As any small business owner knows, separating your money between personal and business checking accounts is the best practice to ensure that your business operates smoothly and your legal and tax obligations are fully met. But this also raises the question of whether it is more advantageous to keep both checking accounts at the same bank or to keep the accounts at separate banks.
There are a number of advantages to using the same bank for both checking accounts. Chief among them is the ability to transfer funds from one account to another at little or no cost. Such transfers are completed much faster than can be achieved when more than one bank is involved. But other advantages are equally enticing.
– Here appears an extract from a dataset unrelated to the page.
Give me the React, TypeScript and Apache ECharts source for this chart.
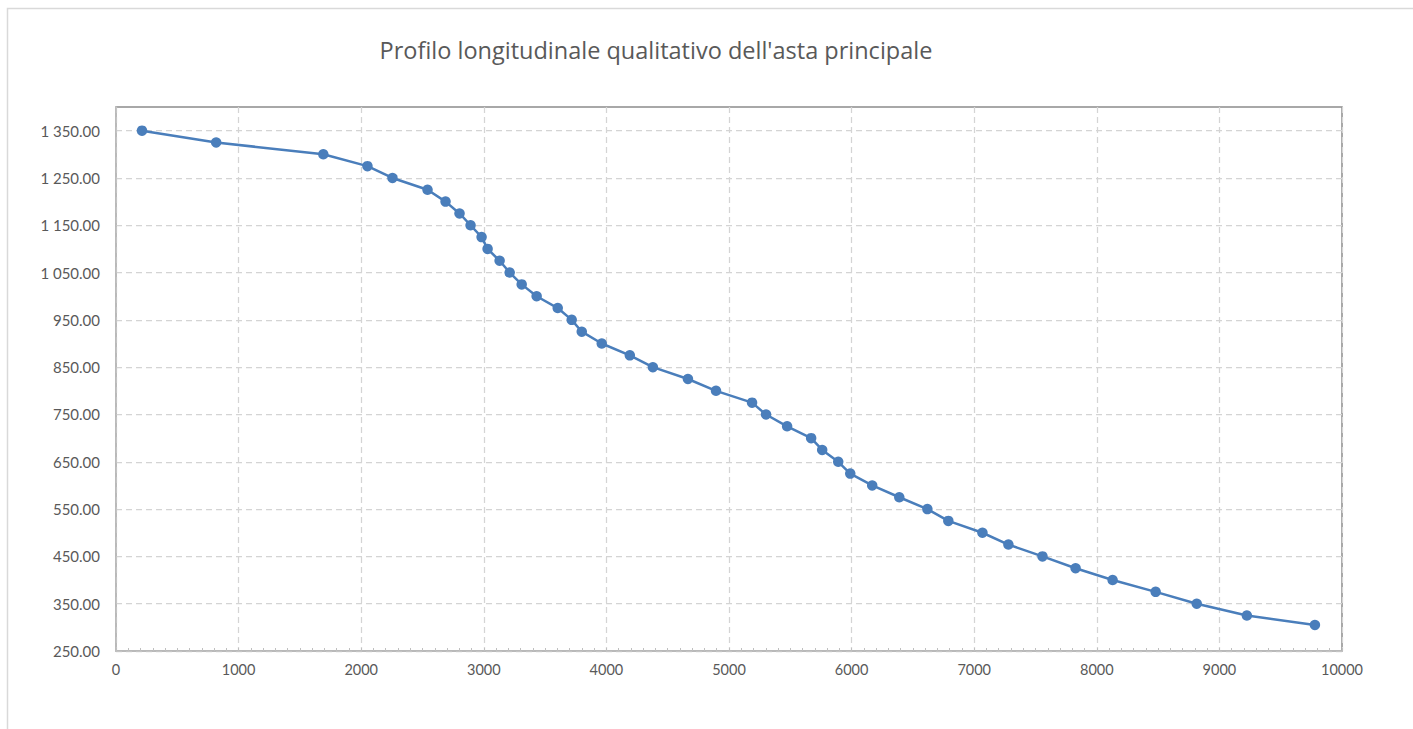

For one thing, some banks offer free personal checking to customers who also have a small business checking account. This can save you quite a bit of money in banking fees. But beyond the savings, having both accounts at the same bank can also make it easier to borrow money for yourself or your business. You strengthen your relationship with the bank with every account you hold there, so look for opportunities to open new accounts, such as savings accounts, certificate of deposits, money market accounts, and credit card accounts.
Banks are risk averse, so showing the bank how well you handle money on both the personal side and the business end of your life helps make the case that you’re a safe credit risk. Multiple accounts can also qualify you for lower interest rates, additional free banking services, and higher credit balances.
Many online banking tools accessible through your small business checking account can also be used with your personal checking account, if both accounts are at the same bank. This can be very helpful to your business accounting if some things, such as business lunches and travel, were paid for through your personal account but need to be applied to your business expenses even if you didn’t actually reimburse yourself.
You can also easily arrange automatic transfers from your business checking to your personal checking instead of making trips to the bank to pay yourself. Often this option is free, whereas automatic payroll deposits to other banks aren’t. It’s just one more way to reduce your banking costs while freeing up more of your time and ensuring your private money stays separate from the business account.
There is one important caveat to this, however. The FDIC will only insure up to $250,000 for a single owner of multiple accounts if the accounts don’t meet strict category definitions. In other words, accounts in the name of a sole proprietorship are considered by the FDIC to have the same owner as the personal checking account, thus the total insurance coverage is only $250,000. However, if the small business is an association, a partnership, or incorporated, the business account is considered to be in a separate category from the personal account and therefore the effective FDIC coverage is doubled.
If you have a sole proprietorship, to ensure FDIC coverage of all of your deposits, you should keep your personal and business checking accounts at different banks if the total sum of both accounts will exceed $250,000.